_Source material:_

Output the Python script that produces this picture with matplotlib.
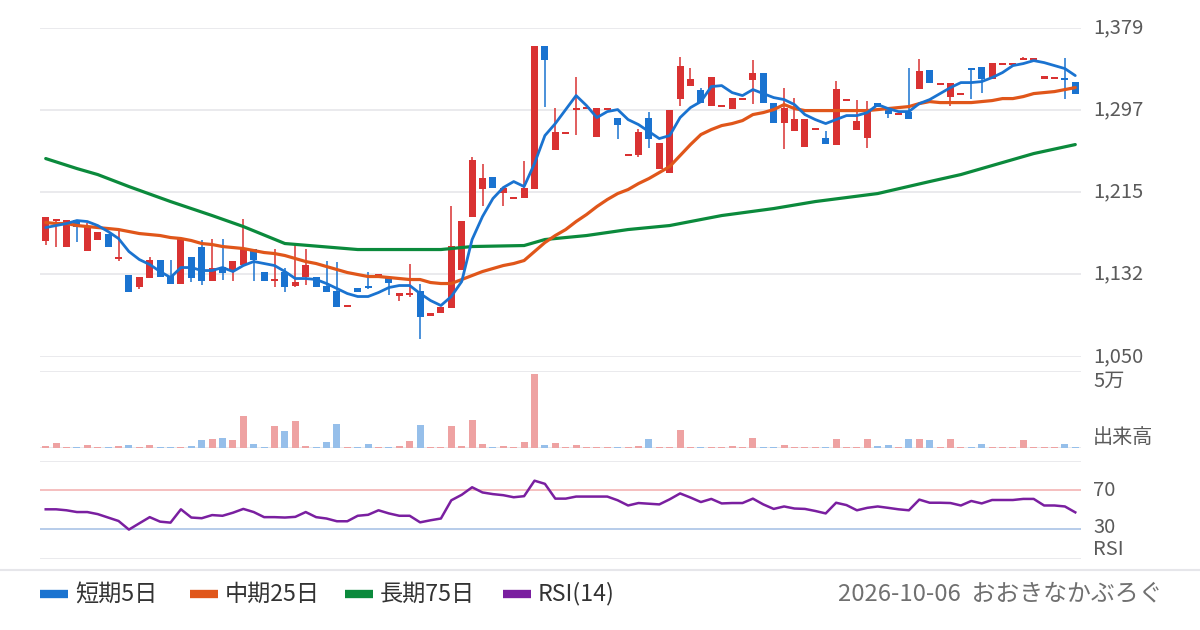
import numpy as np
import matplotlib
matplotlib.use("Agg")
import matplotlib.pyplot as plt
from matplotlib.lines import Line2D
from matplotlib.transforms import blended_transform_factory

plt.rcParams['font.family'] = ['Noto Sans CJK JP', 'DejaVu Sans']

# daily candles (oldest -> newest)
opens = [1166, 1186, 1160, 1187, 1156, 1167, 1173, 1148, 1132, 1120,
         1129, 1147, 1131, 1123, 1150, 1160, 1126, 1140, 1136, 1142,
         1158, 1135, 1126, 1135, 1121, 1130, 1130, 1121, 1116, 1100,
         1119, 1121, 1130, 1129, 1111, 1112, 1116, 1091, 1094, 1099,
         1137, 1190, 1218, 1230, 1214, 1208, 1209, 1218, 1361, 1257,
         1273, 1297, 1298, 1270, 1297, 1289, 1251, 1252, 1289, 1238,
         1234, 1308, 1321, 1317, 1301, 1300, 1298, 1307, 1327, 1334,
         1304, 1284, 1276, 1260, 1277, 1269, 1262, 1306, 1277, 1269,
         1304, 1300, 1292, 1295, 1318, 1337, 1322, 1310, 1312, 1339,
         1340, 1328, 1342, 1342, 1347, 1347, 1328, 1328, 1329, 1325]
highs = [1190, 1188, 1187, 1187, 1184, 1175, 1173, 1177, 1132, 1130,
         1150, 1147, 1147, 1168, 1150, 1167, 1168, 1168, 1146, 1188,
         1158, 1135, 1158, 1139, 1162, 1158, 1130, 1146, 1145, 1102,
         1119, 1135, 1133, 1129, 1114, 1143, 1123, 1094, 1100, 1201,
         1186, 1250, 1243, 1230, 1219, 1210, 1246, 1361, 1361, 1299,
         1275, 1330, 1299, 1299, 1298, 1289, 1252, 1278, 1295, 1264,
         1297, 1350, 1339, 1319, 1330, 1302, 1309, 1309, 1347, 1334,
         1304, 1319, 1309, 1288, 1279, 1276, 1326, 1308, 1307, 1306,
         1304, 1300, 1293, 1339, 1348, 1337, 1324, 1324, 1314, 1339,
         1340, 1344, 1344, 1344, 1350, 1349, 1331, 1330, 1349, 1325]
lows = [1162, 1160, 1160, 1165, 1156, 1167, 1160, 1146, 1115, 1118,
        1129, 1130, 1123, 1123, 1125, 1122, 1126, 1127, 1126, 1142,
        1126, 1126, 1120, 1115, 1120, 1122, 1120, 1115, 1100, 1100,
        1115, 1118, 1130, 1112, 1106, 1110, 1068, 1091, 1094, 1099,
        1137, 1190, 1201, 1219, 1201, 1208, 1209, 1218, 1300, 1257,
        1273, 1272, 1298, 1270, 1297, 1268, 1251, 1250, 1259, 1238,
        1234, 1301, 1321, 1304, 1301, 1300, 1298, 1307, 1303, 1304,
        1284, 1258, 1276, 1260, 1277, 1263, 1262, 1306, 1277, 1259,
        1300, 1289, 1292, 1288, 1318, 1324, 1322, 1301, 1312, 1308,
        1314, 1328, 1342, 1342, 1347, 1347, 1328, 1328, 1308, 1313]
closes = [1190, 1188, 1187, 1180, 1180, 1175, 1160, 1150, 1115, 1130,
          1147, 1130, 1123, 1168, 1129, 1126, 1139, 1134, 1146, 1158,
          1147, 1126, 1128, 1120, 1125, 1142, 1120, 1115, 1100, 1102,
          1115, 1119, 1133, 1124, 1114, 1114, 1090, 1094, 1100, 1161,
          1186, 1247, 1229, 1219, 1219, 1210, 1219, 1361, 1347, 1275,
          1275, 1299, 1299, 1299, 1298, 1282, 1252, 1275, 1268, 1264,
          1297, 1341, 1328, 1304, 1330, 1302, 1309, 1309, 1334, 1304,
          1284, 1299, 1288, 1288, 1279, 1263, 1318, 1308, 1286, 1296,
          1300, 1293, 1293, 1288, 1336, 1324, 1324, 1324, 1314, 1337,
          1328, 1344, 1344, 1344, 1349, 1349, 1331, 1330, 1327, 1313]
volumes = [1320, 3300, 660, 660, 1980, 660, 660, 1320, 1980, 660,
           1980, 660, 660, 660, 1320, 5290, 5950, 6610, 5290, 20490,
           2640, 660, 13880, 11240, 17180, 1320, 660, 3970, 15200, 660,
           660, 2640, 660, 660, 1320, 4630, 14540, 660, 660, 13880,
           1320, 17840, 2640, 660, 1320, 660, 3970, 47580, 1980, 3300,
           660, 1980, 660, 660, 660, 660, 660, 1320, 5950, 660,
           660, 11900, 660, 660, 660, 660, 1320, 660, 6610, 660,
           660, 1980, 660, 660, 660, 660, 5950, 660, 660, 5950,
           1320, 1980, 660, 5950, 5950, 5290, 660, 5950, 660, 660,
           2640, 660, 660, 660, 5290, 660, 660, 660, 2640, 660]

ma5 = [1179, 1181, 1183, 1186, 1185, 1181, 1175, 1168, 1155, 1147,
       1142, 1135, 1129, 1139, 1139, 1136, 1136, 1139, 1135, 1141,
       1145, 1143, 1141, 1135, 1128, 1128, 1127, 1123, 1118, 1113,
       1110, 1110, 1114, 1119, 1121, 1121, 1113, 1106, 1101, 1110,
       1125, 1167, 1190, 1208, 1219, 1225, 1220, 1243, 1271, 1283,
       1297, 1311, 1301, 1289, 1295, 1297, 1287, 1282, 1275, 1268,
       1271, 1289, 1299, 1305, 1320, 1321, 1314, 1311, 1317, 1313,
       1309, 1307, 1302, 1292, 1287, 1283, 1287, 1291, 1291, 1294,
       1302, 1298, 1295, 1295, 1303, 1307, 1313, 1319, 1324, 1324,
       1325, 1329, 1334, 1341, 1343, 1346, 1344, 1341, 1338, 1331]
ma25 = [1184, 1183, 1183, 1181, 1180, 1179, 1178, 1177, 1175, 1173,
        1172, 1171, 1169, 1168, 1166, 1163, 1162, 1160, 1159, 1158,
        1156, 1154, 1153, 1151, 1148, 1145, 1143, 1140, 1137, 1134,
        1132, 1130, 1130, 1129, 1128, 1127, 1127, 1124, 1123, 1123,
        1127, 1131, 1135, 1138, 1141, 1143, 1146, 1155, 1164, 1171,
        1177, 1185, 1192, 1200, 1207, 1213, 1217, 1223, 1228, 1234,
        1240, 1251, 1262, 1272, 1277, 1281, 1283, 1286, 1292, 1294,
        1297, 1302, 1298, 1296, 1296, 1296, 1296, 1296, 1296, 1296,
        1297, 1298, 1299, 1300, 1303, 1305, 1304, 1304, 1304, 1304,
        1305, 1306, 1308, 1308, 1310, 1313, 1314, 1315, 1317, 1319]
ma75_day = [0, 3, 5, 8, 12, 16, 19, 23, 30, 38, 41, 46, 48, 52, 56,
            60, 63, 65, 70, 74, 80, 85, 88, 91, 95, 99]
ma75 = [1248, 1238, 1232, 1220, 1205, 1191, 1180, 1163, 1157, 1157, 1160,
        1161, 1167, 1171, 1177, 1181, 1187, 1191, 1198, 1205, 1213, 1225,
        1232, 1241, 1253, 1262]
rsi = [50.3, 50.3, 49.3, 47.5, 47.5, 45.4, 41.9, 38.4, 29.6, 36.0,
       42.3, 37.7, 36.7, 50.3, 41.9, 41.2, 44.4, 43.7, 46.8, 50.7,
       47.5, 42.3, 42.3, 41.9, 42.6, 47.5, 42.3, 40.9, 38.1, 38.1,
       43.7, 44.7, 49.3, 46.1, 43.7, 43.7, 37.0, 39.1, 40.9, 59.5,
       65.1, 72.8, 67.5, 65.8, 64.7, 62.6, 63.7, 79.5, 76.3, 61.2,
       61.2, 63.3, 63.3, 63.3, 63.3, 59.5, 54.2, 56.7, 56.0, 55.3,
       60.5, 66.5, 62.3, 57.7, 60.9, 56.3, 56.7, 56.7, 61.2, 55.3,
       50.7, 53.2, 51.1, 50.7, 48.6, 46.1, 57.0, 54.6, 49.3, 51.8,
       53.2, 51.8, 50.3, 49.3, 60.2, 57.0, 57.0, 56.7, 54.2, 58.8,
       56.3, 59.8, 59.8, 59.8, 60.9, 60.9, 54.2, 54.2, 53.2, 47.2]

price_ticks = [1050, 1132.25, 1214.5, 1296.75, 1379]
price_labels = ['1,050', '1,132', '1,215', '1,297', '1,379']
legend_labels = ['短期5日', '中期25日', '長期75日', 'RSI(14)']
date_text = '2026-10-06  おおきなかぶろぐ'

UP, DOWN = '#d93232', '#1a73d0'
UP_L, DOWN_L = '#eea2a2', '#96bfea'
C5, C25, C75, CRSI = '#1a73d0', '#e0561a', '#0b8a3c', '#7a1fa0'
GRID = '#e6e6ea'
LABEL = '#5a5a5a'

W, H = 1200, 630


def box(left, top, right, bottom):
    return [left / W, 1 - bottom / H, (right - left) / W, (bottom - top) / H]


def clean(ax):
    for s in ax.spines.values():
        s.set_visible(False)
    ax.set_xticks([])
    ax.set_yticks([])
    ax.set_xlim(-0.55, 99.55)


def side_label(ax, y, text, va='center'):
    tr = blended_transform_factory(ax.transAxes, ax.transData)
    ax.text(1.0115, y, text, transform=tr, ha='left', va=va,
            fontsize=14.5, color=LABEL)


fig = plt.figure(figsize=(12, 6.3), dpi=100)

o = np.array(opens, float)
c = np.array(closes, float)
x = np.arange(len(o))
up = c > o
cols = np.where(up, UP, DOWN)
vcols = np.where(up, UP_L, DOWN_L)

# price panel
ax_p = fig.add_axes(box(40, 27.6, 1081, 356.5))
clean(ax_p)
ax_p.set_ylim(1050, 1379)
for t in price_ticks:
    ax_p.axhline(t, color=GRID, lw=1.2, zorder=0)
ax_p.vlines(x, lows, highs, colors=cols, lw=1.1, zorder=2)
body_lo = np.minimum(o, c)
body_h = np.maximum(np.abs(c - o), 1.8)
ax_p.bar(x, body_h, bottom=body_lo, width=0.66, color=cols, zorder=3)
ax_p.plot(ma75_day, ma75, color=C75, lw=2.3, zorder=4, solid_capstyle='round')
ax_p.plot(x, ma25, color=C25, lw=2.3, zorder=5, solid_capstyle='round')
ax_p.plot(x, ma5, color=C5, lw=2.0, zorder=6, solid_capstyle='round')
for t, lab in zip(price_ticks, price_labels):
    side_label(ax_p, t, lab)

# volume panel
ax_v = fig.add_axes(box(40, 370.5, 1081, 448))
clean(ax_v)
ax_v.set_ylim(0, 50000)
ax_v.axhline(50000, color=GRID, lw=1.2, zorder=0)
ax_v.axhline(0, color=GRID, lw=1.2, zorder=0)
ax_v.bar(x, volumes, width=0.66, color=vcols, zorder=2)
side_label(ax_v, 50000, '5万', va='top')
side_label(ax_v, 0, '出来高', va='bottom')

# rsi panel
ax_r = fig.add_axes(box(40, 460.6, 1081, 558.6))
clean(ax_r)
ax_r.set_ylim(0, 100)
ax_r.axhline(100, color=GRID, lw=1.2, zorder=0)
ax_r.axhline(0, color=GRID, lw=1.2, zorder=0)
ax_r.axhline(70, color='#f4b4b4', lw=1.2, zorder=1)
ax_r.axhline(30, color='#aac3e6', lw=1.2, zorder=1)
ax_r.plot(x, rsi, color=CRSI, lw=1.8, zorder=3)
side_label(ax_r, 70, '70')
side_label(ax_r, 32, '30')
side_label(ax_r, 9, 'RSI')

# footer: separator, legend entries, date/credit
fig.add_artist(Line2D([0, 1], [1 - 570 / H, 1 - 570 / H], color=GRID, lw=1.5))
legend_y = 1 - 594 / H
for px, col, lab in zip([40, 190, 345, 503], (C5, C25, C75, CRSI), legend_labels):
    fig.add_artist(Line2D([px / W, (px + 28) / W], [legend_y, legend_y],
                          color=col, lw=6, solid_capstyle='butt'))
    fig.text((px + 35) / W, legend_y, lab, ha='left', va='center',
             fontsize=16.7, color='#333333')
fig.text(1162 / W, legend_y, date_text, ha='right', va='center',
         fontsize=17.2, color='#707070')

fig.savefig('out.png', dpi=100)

_Exercise objective:_
From the first line above down to the line with "plt.rcParams['font.family'] = ['Noto", reproduce every line and no others, omitting pictures.

_Worked solution:_
Output the Python script that produces this picture with matplotlib.
import numpy as np
import matplotlib
matplotlib.use("Agg")
import matplotlib.pyplot as plt
from matplotlib.lines import Line2D
from matplotlib.transforms import blended_transform_factory

plt.rcParams['font.family'] = ['Noto Sans CJK JP', 'DejaVu Sans']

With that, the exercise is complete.